After much consideration, Belmont County Animal Shelter officials have allowed Lori Robson to adopt two cats.

They were actually two of her own cats that were seized from the hoarding situation.

And they were unsocialized, with no hope of adoption otherwise.

“They had been here for two years,” noted Angela Hatfield, shelter director. “They had been in with the other cats, but they weren’t loving, they weren’t the type of cat that a person comes in looking for.”

They were spayed and neutered, so they will never have kittens.

The shelter had Lori Robson sign a contract, saying she would own these two pets only–no others.

And they say they’ll make sure she sticks to it.

“The most important thing is that the Belmont County Animal Shelter can go in at any time for an inspection to ensure the safety of these cats,” said Mark Thomas, Belmont County commissioner.

“We had an agreement about impromptu home visits, home checks, and they were fine with that,” said Dog Warden Lisa Williams. “They say they have nothing to hide. They want to do the right thing. And so we thought this would be a great way to go about it.”

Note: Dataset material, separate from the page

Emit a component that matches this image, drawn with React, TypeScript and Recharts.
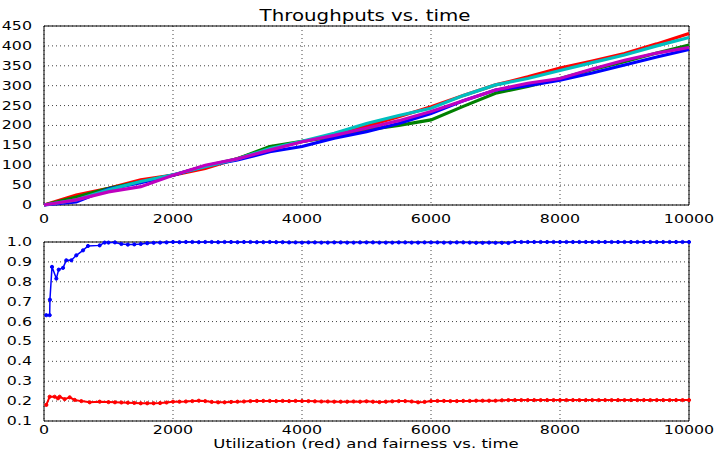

Because her two-year court-imposed ban on pet ownership has expired, she could conceivably have begun collecting animals again.

Shelter officials say this will be a controlled situation.

“We can assure ourselves and the community of that,” says Hatfield. “I know it’s a huge burden on a community when there’s an individual who lives in an area who has too many animals. So we want to protect the community as a whole.”

They say with guidelines, a contract and periodic impromptu visits, there is hope.

“Well I think this has the potential of going from a very bad news situation to a very good news situation,” says Commissioner Thomas.